We definitely need users to tell us what common use-cases we missed and we might accommodate more nicely, and this is exactly one such case.

Currently the easiest way to fill a histogram with quantities contained in elements of arrays is by doing a Define of those derived quantities:

// omitting const, &, std:: and other stuff for brevity
df.Define("xs", [](vector<Hit> hits) { return transform(hits.begin(), hits.end(), [x0](Hit h) { return h.x() - x0; })
  .Histo1D("xs");

For each event, Histo1D fills the histogram with all elements of the "xs" vector.
You can also pass a vector of weights, which must have the same size as the vector of values "xs", with obvious results.
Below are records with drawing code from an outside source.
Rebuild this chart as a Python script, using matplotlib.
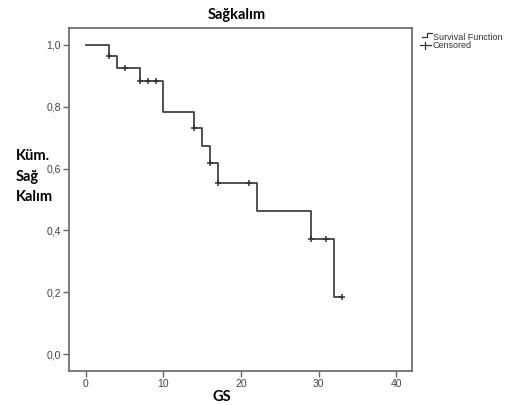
import matplotlib
matplotlib.use("Agg")
import matplotlib.pyplot as plt
from matplotlib.lines import Line2D

# Kaplan-Meier step levels (time of drop, survival after drop)
step_times = [0, 3, 4, 7, 10, 14, 15, 16, 17, 22, 29, 32, 33]
step_surv = [1.0, 0.963, 0.926, 0.885, 0.784, 0.730, 0.674, 0.617, 0.555, 0.464, 0.371, 0.186, 0.186]

# censored observations
cens_times = [3, 5, 7, 8, 9, 14, 16, 17, 21, 29, 31, 33]
cens_surv = [0.963, 0.926, 0.885, 0.885, 0.885, 0.730, 0.617, 0.555, 0.555, 0.371, 0.371, 0.186]

xticks = [0, 10, 20, 30, 40]
yticks = [0.0, 0.2, 0.4, 0.6, 0.8, 1.0]

line_col = "#333333"
frame_col = "#666666"
tick_font = "Liberation Sans"
bold_font = "Lato"

fig = plt.figure(figsize=(5.06, 4.05), dpi=100)
ax = fig.add_axes([69 / 506, 1 - 371 / 405, 343 / 506, 343 / 405])

ax.step(step_times, step_surv, where="post", color=line_col, lw=1.2)
ax.plot(cens_times, cens_surv, ls="none", marker="+", ms=5, mew=1.1, color=line_col)

ax.set_xlim(-2.19, 42.06)
ax.set_ylim(-0.055, 1.055)
ax.set_xticks(xticks)
ax.set_yticks(yticks)
ax.set_yticklabels([f"{v:.1f}".replace(".", ",") for v in yticks])
ax.tick_params(direction="out", length=4, width=1, color=frame_col,
               labelsize=7.5, labelcolor="#444444", pad=2)
for lab in ax.get_xticklabels() + ax.get_yticklabels():
    lab.set_fontfamily(tick_font)
for sp in ax.spines.values():
    sp.set_color(frame_col)
    sp.set_linewidth(1.2)

fig.text(237 / 506, 1 - 15 / 405, "Sağkalım", ha="center", va="center",
         fontsize=10.5, fontweight="bold", family=bold_font)
fig.text(222 / 506, 1 - 397 / 405, "GS", ha="center", va="center",
         fontsize=10.5, fontweight="bold", family=bold_font)
for txt, yp in [("Küm.", 156), ("Sağ", 177), ("Kalım", 197)]:
    fig.text(16 / 506, 1 - yp / 405, txt, ha="left", va="center",
             fontsize=10.5, fontweight="bold", family=bold_font)

# legend drawn next to the plot frame
def fx(px):
    return px / 506

def fy(py):
    return 1 - py / 405

fig.add_artist(Line2D([fx(422), fx(427), fx(427), fx(432)],
                      [fy(36.5), fy(36.5), fy(33), fy(33)],
                      color=line_col, lw=0.9))
fig.add_artist(Line2D([fx(420), fx(431)], [fy(45), fy(45)], color=line_col, lw=0.9))
fig.add_artist(Line2D([fx(425), fx(425)], [fy(41.5), fy(48.5)], color=line_col, lw=0.9))
fig.text(fx(433), fy(37.5), "Survival Function", ha="left", va="center",
         fontsize=6.5, family=tick_font, color="#333333")
fig.text(fx(433), fy(45.5), "Censored", ha="left", va="center",
         fontsize=6.5, family=tick_font, color="#333333")

fig.savefig("out.png", dpi=100)
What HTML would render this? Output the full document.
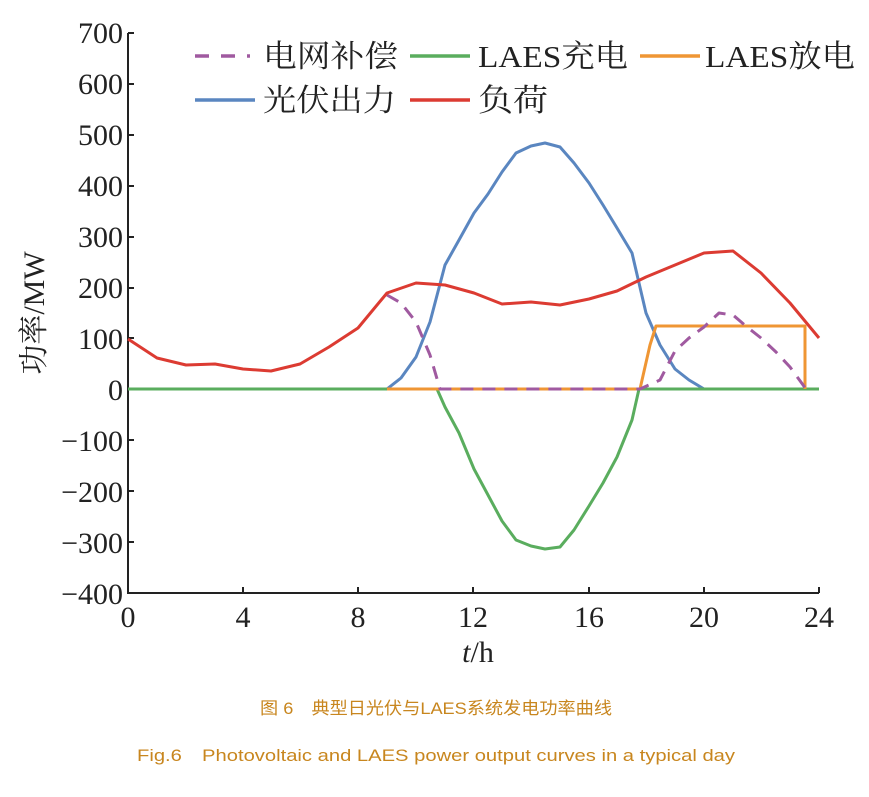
<!DOCTYPE html>
<html><head><meta charset="utf-8"><style>
html,body{margin:0;padding:0;background:#fff;width:869px;height:797px;overflow:hidden}
</style></head><body>
<svg width="869" height="797" xmlns="http://www.w3.org/2000/svg">
<g font-family="Liberation Serif, 'Noto Serif CJK SC', serif" font-size="30" fill="#222">
<g text-anchor="end">
<text x="123" y="43">700</text><text x="123" y="94">600</text><text x="123" y="145">500</text>
<text x="123" y="196">400</text><text x="123" y="247">300</text><text x="123" y="298">200</text>
<text x="123" y="349">100</text><text x="123" y="400">0</text><text x="123" y="451">−100</text>
<text x="123" y="502">−200</text><text x="123" y="553">−300</text><text x="123" y="604">−400</text>
</g>
<g text-anchor="middle">
<text x="128" y="627">0</text><text x="243" y="627">4</text><text x="358" y="627">8</text>
<text x="473" y="627">12</text><text x="589" y="627">16</text><text x="704" y="627">20</text><text x="819" y="627">24</text>
<text x="478" y="662"><tspan font-style="italic">t</tspan>/h</text>
</g>
<text transform="translate(44,313) rotate(-90)" text-anchor="middle" font-size="30">功率/MW</text>
</g>
<g stroke="#222" stroke-width="2" fill="none">
<path d="M128,33V593H819"/>
<path d="M128,33h6M128,84h6M128,135h6M128,186h6M128,237h6M128,288h6M128,338h6M128,389h6M128,440h6M128,491h6M128,542h6"/>
<path d="M243,593v-6M358,593v-6M473,593v-6M589,593v-6M704,593v-6M819,593v-6"/>
</g>
<g fill="none" stroke-width="3" stroke-linejoin="round">
<polyline stroke="#5a86c0" points="128,389 387,389 401,378 416,357 430,322 445,265 459,240 474,213 488,194 502,172 516,153 531,146 545,143 560,147 574,163 589,183 603,205 617,228 632,253 646,313 660,345 675,369 689,380 704,389 819,389"/>
<polyline stroke="#5aad5e" points="128,389 437,389 445,407 459,433 474,469 488,495 502,521 516,540 531,546 545,549 560,547 574,530 589,506 603,483 617,457 632,420 639,389 819,389"/>
<polyline stroke="#ef9634" points="387,389 640,389 650,345 656,326 805,326 805,389"/>
<polyline stroke="#a05aa0" stroke-dasharray="13,9" points="387,295 401,303 416,322 430,355 440,389 640,389 660,380 675,351 689,338 704,327 719,313 733,315 747,327 761,338 776,352 790,367 806,389"/>
<polyline stroke="#dc3b32" points="128,339 157,358 186,365 215,364 243,369 271,371 300,364 329,347 358,328 387,293 416,283 445,285 474,293 502,304 531,302 560,305 589,299 617,291 646,277 675,265 704,253 733,251 761,273 790,303 819,338"/>
</g>
<g stroke-width="3.5">
<line x1="195" y1="56" x2="250" y2="56" stroke="#a05aa0" stroke-dasharray="14,12"/>
<line x1="410" y1="56" x2="470" y2="56" stroke="#5aad5e"/>
<line x1="640" y1="56" x2="700" y2="56" stroke="#ef9634"/>
<line x1="195" y1="100" x2="255" y2="100" stroke="#5a86c0"/>
<line x1="410" y1="100" x2="470" y2="100" stroke="#dc3b32"/>
</g>
<g font-family="Liberation Serif, 'Noto Serif CJK SC', serif" font-size="31" fill="#222">
<text x="263" y="67" textLength="135" lengthAdjust="spacingAndGlyphs">电网补偿</text>
<text x="478" y="67" textLength="150" lengthAdjust="spacingAndGlyphs">LAES充电</text>
<text x="705" y="67" textLength="150" lengthAdjust="spacingAndGlyphs">LAES放电</text>
<text x="263" y="111" textLength="133" lengthAdjust="spacingAndGlyphs">光伏出力</text>
<text x="478" y="111" textLength="70" lengthAdjust="spacingAndGlyphs">负荷</text>
</g>
<g font-family="Liberation Sans, 'Noto Sans CJK SC', sans-serif" font-size="17" fill="#c8861e">
<text x="260" y="714" textLength="352" lengthAdjust="spacingAndGlyphs">图 6　典型日光伏与LAES系统发电功率曲线</text>
<text x="137" y="761" textLength="598" lengthAdjust="spacingAndGlyphs">Fig.6　Photovoltaic and LAES power output curves in a typical day</text>
</g>
</svg>
</body></html>
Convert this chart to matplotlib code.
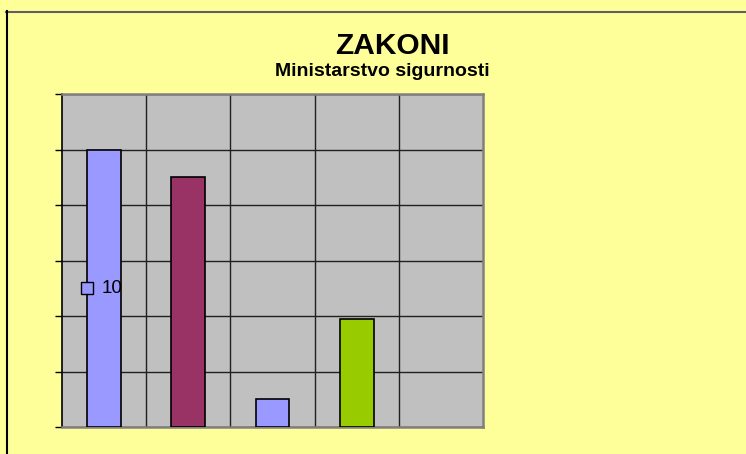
import matplotlib
matplotlib.use("Agg")
import matplotlib.pyplot as plt
from matplotlib.lines import Line2D
from matplotlib.ticker import MultipleLocator

plt.rcParams["font.family"] = ["Liberation Sans", "DejaVu Sans"]

# ── data ──
categories = [0, 1, 2, 3]
values = [10, 9, 1, 3.9]
bar_colors = ["#9999FF", "#993366", "#9999FF", "#99CC00"]
title = "ZAKONI"
subtitle = "Ministarstvo sigurnosti"
label_value = values[0]

BG = "#FFFF99"
PLOT_BG = "#C0C0C0"

fig = plt.figure(figsize=(7.46, 4.54), dpi=100)
fig.patch.set_facecolor(BG)

ax = fig.add_axes([62 / 746, 1 - 427 / 454, 421 / 746, 333 / 454])
ax.set_facecolor(PLOT_BG)

ax.bar(categories, values, width=0.4, color=bar_colors,
       edgecolor="black", linewidth=1.2, zorder=3)

ax.set_xlim(-0.5, 4.5)
ax.set_ylim(0, 12)
ax.yaxis.set_major_locator(MultipleLocator(2))
ax.set_xticks([0.5, 1.5, 2.5, 3.5], minor=True)
ax.set_xticks([])
ax.grid(True, which="major", axis="y", color="#202020", linewidth=1.0, zorder=1)
ax.grid(True, which="minor", axis="x", color="#202020", linewidth=1.0, zorder=1)
ax.tick_params(axis="y", direction="out", length=5, width=1, color="black",
               labelleft=False)
ax.tick_params(axis="x", which="both", length=0, labelbottom=False)

ax.spines["left"].set_color("black")
ax.spines["left"].set_linewidth(1.2)
for s in ("top", "right", "bottom"):
    ax.spines[s].set_color("#808080")
    ax.spines[s].set_linewidth(1.8)

# data label with legend key on the first bar
lx = categories[0] - 0.2
ly = label_value / 2
ax.plot([lx], [ly], marker="s", markersize=8, markerfacecolor=bar_colors[0],
        markeredgecolor="black", markeredgewidth=1.0, zorder=5, clip_on=False)
ax.annotate(str(label_value), (lx, ly), xytext=(10, 0), textcoords="offset points",
            ha="left", va="center", fontsize=13.5, color="black", zorder=6)

# titles
fig.text(392 / 746, 1 - 46 / 454, title, ha="center", va="center",
         fontsize=21.5, fontweight="bold")
fig.text(382 / 746, 1 - 71 / 454, subtitle, ha="center", va="center",
         fontsize=14, fontweight="bold")

# chart border (top and left)
fig.add_artist(Line2D([6 / 746, 1], [1 - 11.5 / 454, 1 - 11.5 / 454],
                      color="#606060", linewidth=1.5, transform=fig.transFigure))
fig.add_artist(Line2D([6.5 / 746, 6.5 / 746], [0, 1 - 11 / 454],
                      color="black", linewidth=1.5, transform=fig.transFigure))

fig.savefig("out.png", dpi=100, facecolor=BG)
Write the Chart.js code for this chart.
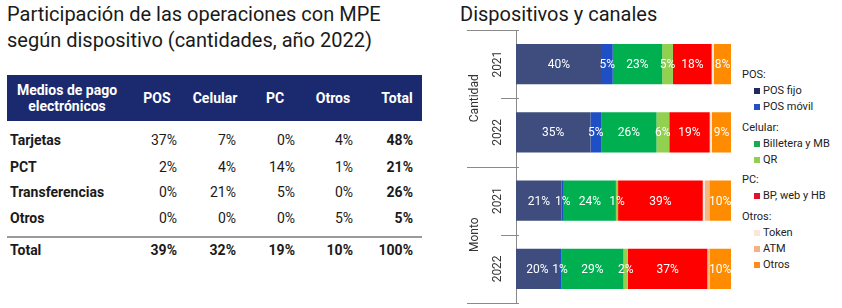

In the future I would like to see implemented something very similar to your “solution 1”, which compared to the solution above does not require creating a vector<double> per event, with clear performance benefits. It’s been in the pipeline for some time, we simply had no time to code the feature yet (if you feel brave, PRs are welcome :smiley:).

P.S.
relevant jira issue

Thanks!

So just to be clear: a branch of type std::vector<double> (or int) will be filled for each element automatically.

For future readers of this, the correct usage of std::transform is

#include <algorithm>
#include <iterator>

df.Define("xs", [x0](vector<Hit> hits) {
                std::vector<double> res;
                std::transform(hits.begin(),
                               hits.end(),
                               std::back_inserter(res),
                               [x0](Hit h){ return h.x() - x0; });
                return res;
                }, {"my_hits"})
  .Histo1D("xs");

Note I think the above captures (might) behave differently depending between c++11/c++14

So just to be clear: a branch of type std::vector (or int) will be filled for each element automatically.

Correct!

Thanks for taking the time to spell everything out correctly :smiley: it might be slightly more performant to avoid vector reallocations: you can create res as std::vector<double> res(hits.size()); and change std::back_inserter(res) to res.begin() (only worth to mention it because this operation would be executed million of times in a hot loop).

This topic was automatically closed 14 days after the last reply. New replies are no longer allowed.